Our marketing executive Saxon (cool name) loves travel and photography, so it seemed only fair that he be the one to talk to award-winning travel photographer Stuart Beesley (last seen leading free travel photography workshops at our STA Travel stores) about the most common mistakes there are when it comes to photographing your travels. Take it away, Saxon!
So you want to take your travel photography to the next level? Maybe even turn pro? It would be an incredible lifestyle, there’s no doubt, and if you’ve got the eye for a great image and a passion for travel, with a big investment in time and effort, it’s certainly possible to make a living in the field.
Stuart Beesley's award-winning photograph
5 mistakes that every budding travel photographer will make
But before you get to that stage, there are a few classic pitfalls you’ll need to negotiate. We asked award-winning travel photographer Stuart Beesley to share them with us. Be sure to make them now, before you turn pro!

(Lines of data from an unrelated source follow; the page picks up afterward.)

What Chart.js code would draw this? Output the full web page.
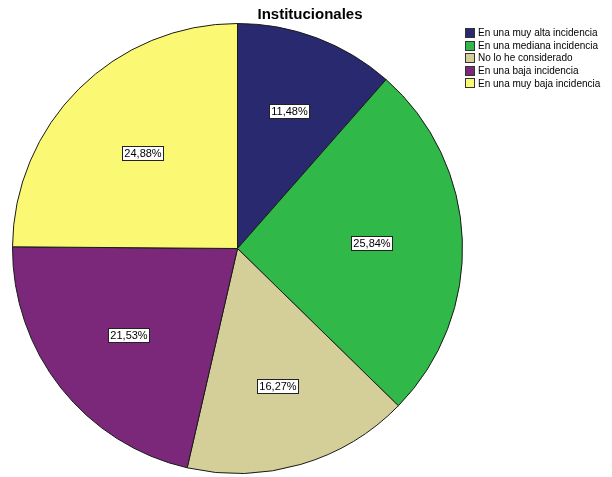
<!DOCTYPE html>
<html>
<head>
<meta charset="utf-8">
<script src="https://cdn.jsdelivr.net/npm/chart.js@4/dist/chart.umd.min.js"></script>
<style>
  html, body { margin: 0; padding: 0; background: #fff; }
  #wrap { width: 612px; height: 477px; }
</style>
</head>
<body>
<div id="wrap"><canvas id="pie" width="612" height="477"></canvas></div>
<script>
const chartTitle = 'Institucionales'
const categories = [
  'En una muy alta incidencia',
  'En una mediana incidencia',
  'No lo he considerado',
  'En una baja incidencia',
  'En una muy baja incidencia'
]
const percents = [11.48, 25.84, 16.27, 21.53, 24.88]
const sliceColors = ['#28296f', '#30b848', '#d4ce98', '#7b287b', '#fbf873']

const FONT = '"Liberation Sans", Arial, sans-serif'

// percentage boxes placed near each slice's centroid
const sliceLabels = {
  id: 'sliceLabels',
  afterDatasetsDraw(chart) {
    const ctx = chart.ctx
    const meta = chart.getDatasetMeta(0)
    ctx.save()
    ctx.font = '11px ' + FONT
    ctx.textAlign = 'center'
    ctx.textBaseline = 'middle'
    meta.data.forEach((arc, i) => {
      const p = arc.getProps(['x', 'y', 'startAngle', 'endAngle', 'outerRadius'], true)
      const half = (p.endAngle - p.startAngle) / 2
      const mid = p.startAngle + half
      const dist = 2 * p.outerRadius * Math.sin(half) / (3 * half)
      const cx = p.x + Math.cos(mid) * dist
      const cy = p.y + Math.sin(mid) * dist
      const txt = percents[i].toFixed(2).replace('.', ',') + '%'
      const w = Math.round(ctx.measureText(txt).width) + 4
      const h = 14
      const bx = Math.round(cx - w / 2) + 0.5
      const by = Math.round(cy - h / 2) + 0.5
      ctx.fillStyle = '#fff'
      ctx.fillRect(bx, by, w, h)
      ctx.strokeStyle = '#222'
      ctx.lineWidth = 1
      ctx.strokeRect(bx, by, w, h)
      ctx.fillStyle = '#000'
      ctx.fillText(txt, bx + w / 2, by + h / 2 + 0.5)
    })
    ctx.restore()
  }
}

// title and legend drawn in the free strip at the top right
const chrome = {
  id: 'chrome',
  afterDraw(chart) {
    const ctx = chart.ctx
    ctx.save()
    ctx.fillStyle = '#000'
    ctx.font = 'bold 15px ' + FONT
    ctx.textAlign = 'center'
    ctx.textBaseline = 'middle'
    ctx.fillText(chartTitle, 310, 15)

    ctx.font = '10px ' + FONT
    ctx.textAlign = 'left'
    chart.data.labels.forEach((lab, i) => {
      const y = 33 + i * 12.6
      ctx.fillStyle = sliceColors[i]
      ctx.fillRect(465, Math.round(y - 5), 10, 10)
      ctx.strokeStyle = '#333'
      ctx.lineWidth = 1
      ctx.strokeRect(465.5, Math.round(y - 5) + 0.5, 9, 9)
      ctx.fillStyle = '#000'
      ctx.fillText(lab, 478, y + 0.5)
    })
    ctx.restore()
  }
}

const ctx = document.getElementById('pie').getContext('2d')
new Chart(ctx, {
  type: 'pie',
  data: {
    labels: categories,
    datasets: [{
      data: percents,
      backgroundColor: sliceColors,
      borderColor: '#1a1a1a',
      borderWidth: 1
    }]
  },
  options: {
    responsive: false,
    animation: false,
    layout: { padding: { left: 12, top: 23, right: 149, bottom: 3 } },
    plugins: {
      legend: { display: false },
      tooltip: { enabled: false },
      title: { display: false }
    }
  },
  plugins: [sliceLabels, chrome]
})
</script>
</body>
</html>
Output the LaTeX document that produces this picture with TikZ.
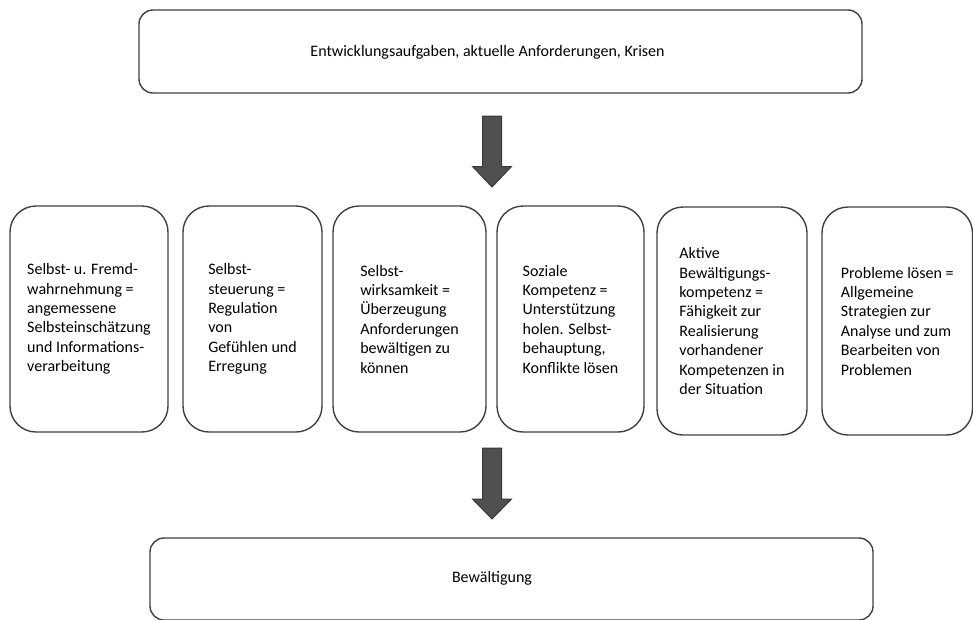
\documentclass[tikz,border=0pt]{standalone}
\usepackage{fontspec}
\setmainfont{Carlito}

\definecolor{rand}{HTML}{404040}
\definecolor{pfeilgrau}{HTML}{505050}
\definecolor{pfeilrand}{HTML}{3A3A3A}

\tikzset{
  kasten/.style={draw=rand, line width=1.4pt, rounded corners=26pt, align=left,
    inner sep=0pt, font=\fontsize{16}{19.4}\selectfont},
  balken/.style={draw=rand, line width=1.4pt, rounded corners=14pt, inner sep=0pt},
  beschriftung/.style={inner sep=0pt, font=\fontsize{16}{19.4}\selectfont},
  pfeil/.style={fill=pfeilgrau, draw=pfeilrand, line width=1pt, line join=miter}
}

\begin{document}
\begin{tikzpicture}[x=1pt, y=-1pt]
\useasboundingbox (0,0) rectangle (973,619);

% obere Leiste
\node[balken, minimum width=723pt, minimum height=83pt] (anforderungen) at (500.5,51.5) {};
\node[beschriftung] (anforderungen-text) at (487.5,52) {Entwicklungsaufgaben, aktuelle Anforderungen, Krisen};

\filldraw[pfeil] (482.5,116) -- (501.5,116) -- (501.5,166.5) -- (511.5,166.5)
  -- (492,187) -- (472.5,166.5) -- (482.5,166.5) -- cycle;

% die sechs Kompetenzen
\node[kasten, minimum width=158pt, minimum height=226pt] (wahrnehmung) at (89,319)
  {Selbst- u. Fremd-\\wahrnehmung =\\angemessene\\Selbsteinschätzung\\und Informations-\\verarbeitung};
\node[kasten, minimum width=139pt, minimum height=226pt] (steuerung) at (252.5,319)
  {Selbst-\\steuerung =\\Regulation\\von\\Gefühlen und\\Erregung};
\node[kasten, minimum width=153pt, minimum height=226pt] (wirksamkeit) at (409.5,319)
  {Selbst-\\wirksamkeit =\\Überzeugung\\Anforderungen\\bewältigen zu\\können};
\node[kasten, minimum width=147pt, minimum height=226pt] (sozial) at (570.5,319)
  {Soziale\\Kompetenz =\\Unterstützung\\holen. Selbst-\\behauptung,\\Konflikte lösen};
\node[kasten, minimum width=150pt, minimum height=228pt] (aktiv) at (732,321)
  {Aktive\\Bewältigungs-\\kompetenz =\\Fähigkeit zur\\Realisierung\\vorhandener\\Kompetenzen in\\der Situation};
\node[kasten, minimum width=150.5pt, minimum height=228pt] (probleme) at (897.25,321)
  {Probleme lösen =\\Allgemeine\\Strategien zur\\Analyse und zum\\Bearbeiten von\\Problemen};

\filldraw[pfeil] (482.5,448) -- (501.5,448) -- (501.5,499) -- (511.5,499)
  -- (492,519) -- (472.5,499) -- (482.5,499) -- cycle;

% untere Leiste
\node[balken, minimum width=723pt, minimum height=82pt] (bewaeltigung) at (511.5,579) {};
\node[beschriftung] (bewaeltigung-text) at (492,578) {Bewältigung};

\end{tikzpicture}
\end{document}
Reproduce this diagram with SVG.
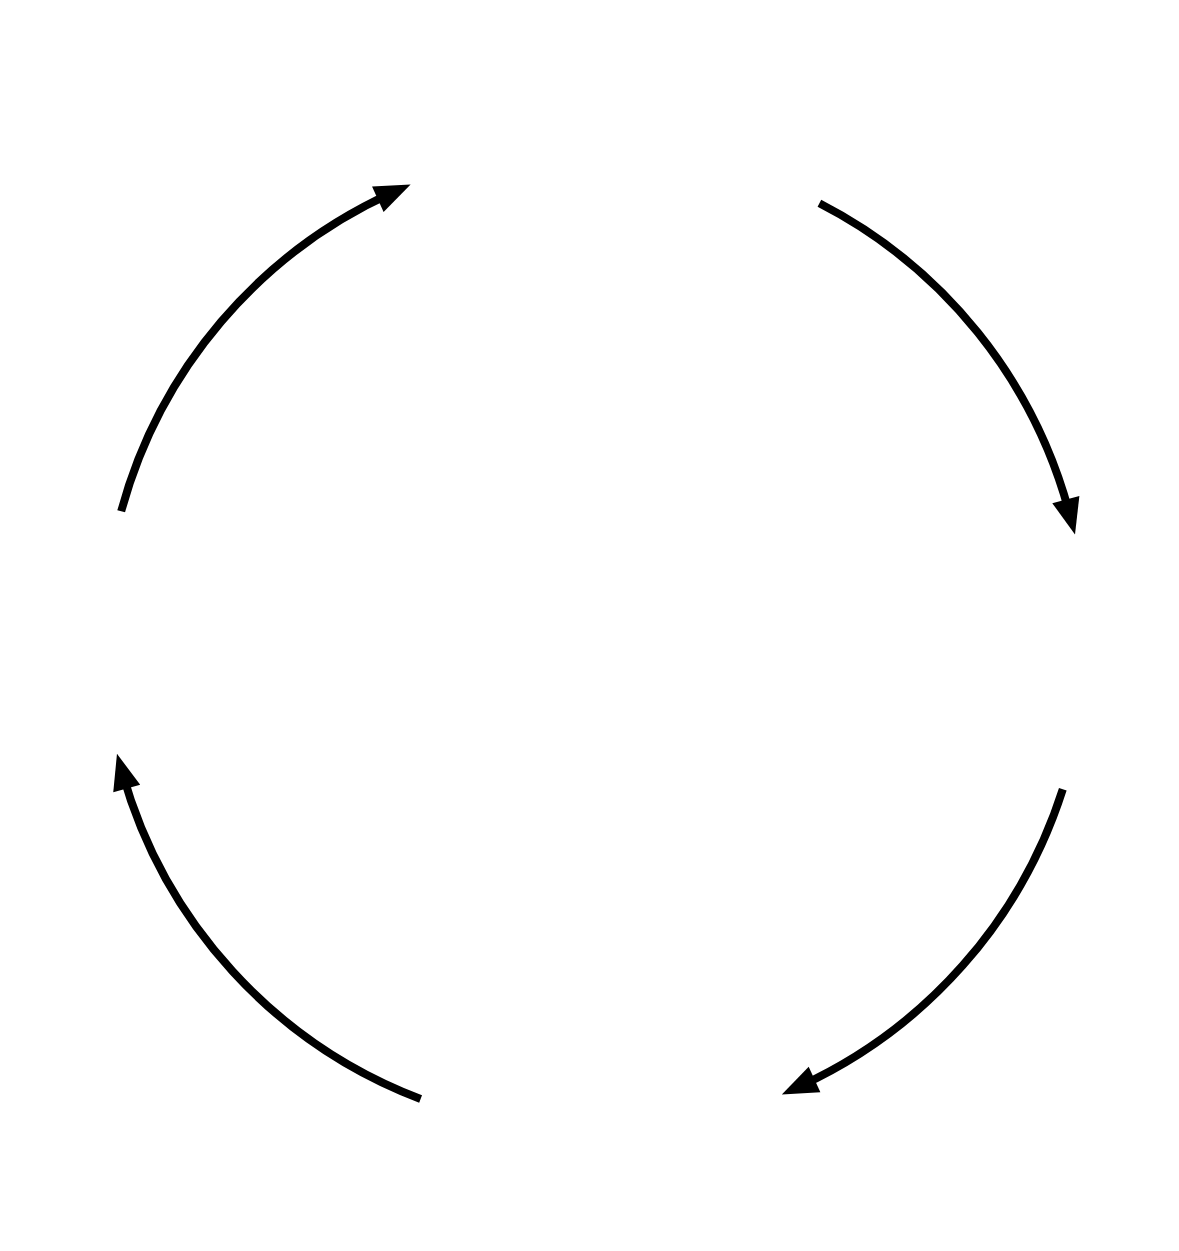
<svg xmlns="http://www.w3.org/2000/svg" width="1179" height="1251" viewBox="0 0 1179 1251">
  <style>
    .arc { fill: none; stroke: #000; stroke-width: 8; stroke-linecap: butt; marker-end: url(#head); }
  </style>
  <defs>
    <marker id="head" markerUnits="userSpaceOnUse" viewBox="0 0 36 32" markerWidth="36" markerHeight="32" refX="16" refY="16" orient="auto" overflow="visible">
      <path d="M0,2 L36,16 L0,30 z" fill="#000"/>
    </marker>
  </defs>
  <rect width="1179" height="1251" fill="#fff"/>
  <g id="connectors">
    <path id="arc-top-left" class="arc" d="M121.2,511.3 A491,491 0 0 1 392.4,192.7"/>
    <path id="arc-top-right" class="arc" d="M819.4,203.3 A491,491 0 0 1 1069.9,515.1"/>
    <path id="arc-bottom-right" class="arc" d="M1062.8,789.3 A491,491 0 0 1 800.0,1086.2"/>
    <path id="arc-bottom-left" class="arc" d="M420.6,1099.0 A491,491 0 0 1 122.4,773.1"/>
  </g>
</svg>
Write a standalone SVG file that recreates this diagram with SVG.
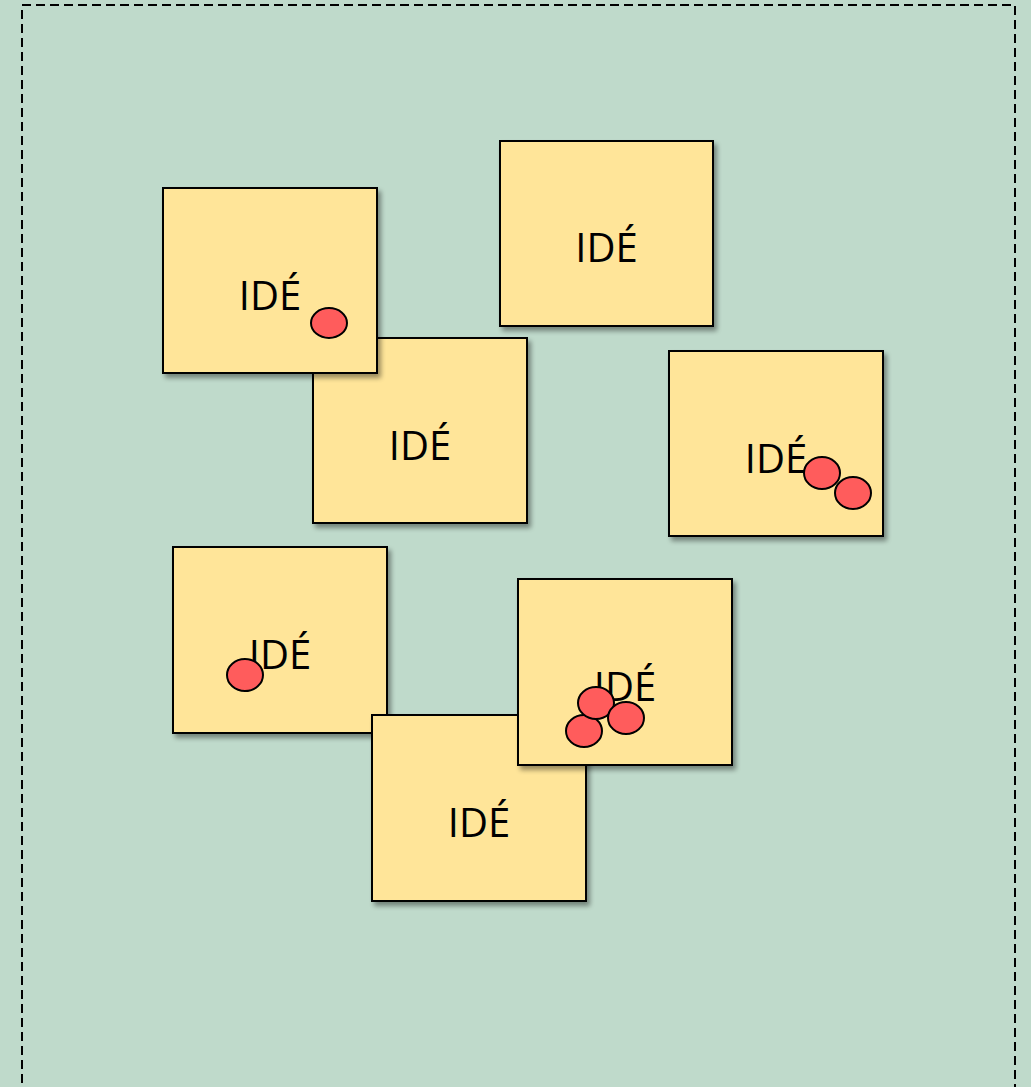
<svg xmlns="http://www.w3.org/2000/svg" width="1031" height="1087" viewBox="0 0 1031 1087">
<style>
.note{fill:#FFE599;stroke:#000;stroke-width:2;filter:url(#sh)}
.lbl{font-family:"Open Sans","Liberation Sans",sans-serif;font-size:40px;fill:#000;text-anchor:middle}
.dot{fill:#FF5C5C;stroke:#000;stroke-width:2}
</style>
<defs>
<filter id="sh" x="-10%" y="-10%" width="130%" height="130%">
<feGaussianBlur in="SourceAlpha" stdDeviation="2.5"/>
<feOffset dx="3" dy="4" result="b"/>
<feComponentTransfer><feFuncA type="linear" slope="0.4"/></feComponentTransfer>
<feMerge><feMergeNode/><feMergeNode in="SourceGraphic"/></feMerge>
</filter>
</defs>
<rect width="1031" height="1087" fill="#BFDACB"/>
<rect x="22" y="5" width="993" height="1100" fill="none" stroke="#000" stroke-width="2" stroke-dasharray="9 5"/>
<g id="note2"><rect class="note" x="500" y="141" width="213" height="185"/><text class="lbl" x="606.5" y="262">IDÉ</text></g>
<g id="note3"><rect class="note" x="313" y="338" width="214" height="185"/><text class="lbl" x="420" y="460">IDÉ</text></g>
<g id="note1"><rect class="note" x="163" y="188" width="214" height="185"/><text class="lbl" x="270" y="310">IDÉ</text><ellipse class="dot" cx="329" cy="323" rx="18" ry="15"/></g>
<g id="note4"><rect class="note" x="669" y="351" width="214" height="185"/><text class="lbl" x="776" y="473">IDÉ</text><ellipse class="dot" cx="822" cy="473" rx="18" ry="16"/><ellipse class="dot" cx="853" cy="493" rx="18" ry="16"/></g>
<g id="note5"><rect class="note" x="173" y="547" width="214" height="186"/><text class="lbl" x="280" y="669">IDÉ</text><ellipse class="dot" cx="245" cy="675" rx="18" ry="16"/></g>
<g id="note6"><rect class="note" x="372" y="715" width="214" height="186"/><text class="lbl" x="479" y="837">IDÉ</text></g>
<g id="note7"><rect class="note" x="518" y="579" width="214" height="186"/><text class="lbl" x="625" y="701">IDÉ</text><ellipse class="dot" cx="584" cy="731" rx="18" ry="16"/><ellipse class="dot" cx="596" cy="703" rx="18" ry="16"/><ellipse class="dot" cx="626" cy="718" rx="18" ry="16"/></g>
<g id="connectors"/>
</svg>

1. Fumbling with camera settings
So you’ve bought a great new expensive camera. It’s got a lot of professional-looking dials and settings and you know there’s just the right combination to get you that shot of a lifetime. In fact, you’re convinced that if you just open the aperture and tweak the white balance a little you’ll capture that roosting bald eagle. Now which button was that? Oh, darn, the eagle’s gone.
Stuart says “Explore your camera settings fully. Allow yourself loads of time with a new camera to work it all out. Adjusting its settings it to the light and conditions should become second nature so you don’t miss the shot when the fleeting magic moment arrives.”
2. Not backing up files
Ok, you know you’re supposed to do this anyway, but it’s pretty easy to get relaxed about it when it’s just so easy these days. But when your reputation and livelihood depends upon delivering the shots, losing all your files to a corrupt hard drive or a dropped laptop is something you’ll only ever do once because it’s just so painful. This kind of mistake is best to make as an amateur photographer so it’s just the pain associated with losing your precious travel memories. It’s perfectly unacceptable as a pro, so back up your files!
Your awesome photos deserve backing up!
3. Not shooting to themes
As an amateur photographer, you’re likely to do lots of experimenting. You’ll probably shoot just about any subject that appeals to you as you travel about. What you’ll end up with might be a great selection of loosely associated images, but what will really tie everything together is a tight selection of images that tell a story. An example might be a series of images shot in a particular niche environment, like world festivals, or of a particular subject, like ‘people rushing’.
“You need to shoot with the viewer in mind” says Stuart. “If the viewer can take away a central message to your work, their impression of you as a photographer will be that much stronger.”
A theme to your work is also really important for a potential client. If your theme is strong enough throughout your work and it fits with what the client is looking for, you’re that much more likely to get the job.
4. Keeping your distance
“Fill the frame with your subject.” Says Stuart. “The viewer should have no doubt what your image is about, and this usually means getting closer”
Being too shy will make you keep your distance from the subject, and ultimately, the person viewing your images will feel this distance too. The whole aim of photography is to connect the subject with the viewer so vary your composition and angles to really feature your subject. Get up close!
Get in there!
5. Feeling disheartened by not yet having clients
Embrace your amateur status! Being an amateur means not having a boss (yet) and that gives you the ultimate freedom to experiment with different themes and discover what you like. Get to know your camera intimately while you don’t have the time pressures of being a professional photographer.
“Photograph what you love,” says Stuart. “This is the best way to develop your own personal style. Sticking to a theme will help your work stand out and will attract the right kind of clients. You’ll be identified by your work.”
Above all, make mistakes now. Don’t be afraid to be daring with your photography and equipment and try a little bit of everything until you find what fits. After you’ve made all the mistakes – and you’ve learned from them all – you’ll be ready to take your travel photography to the next level.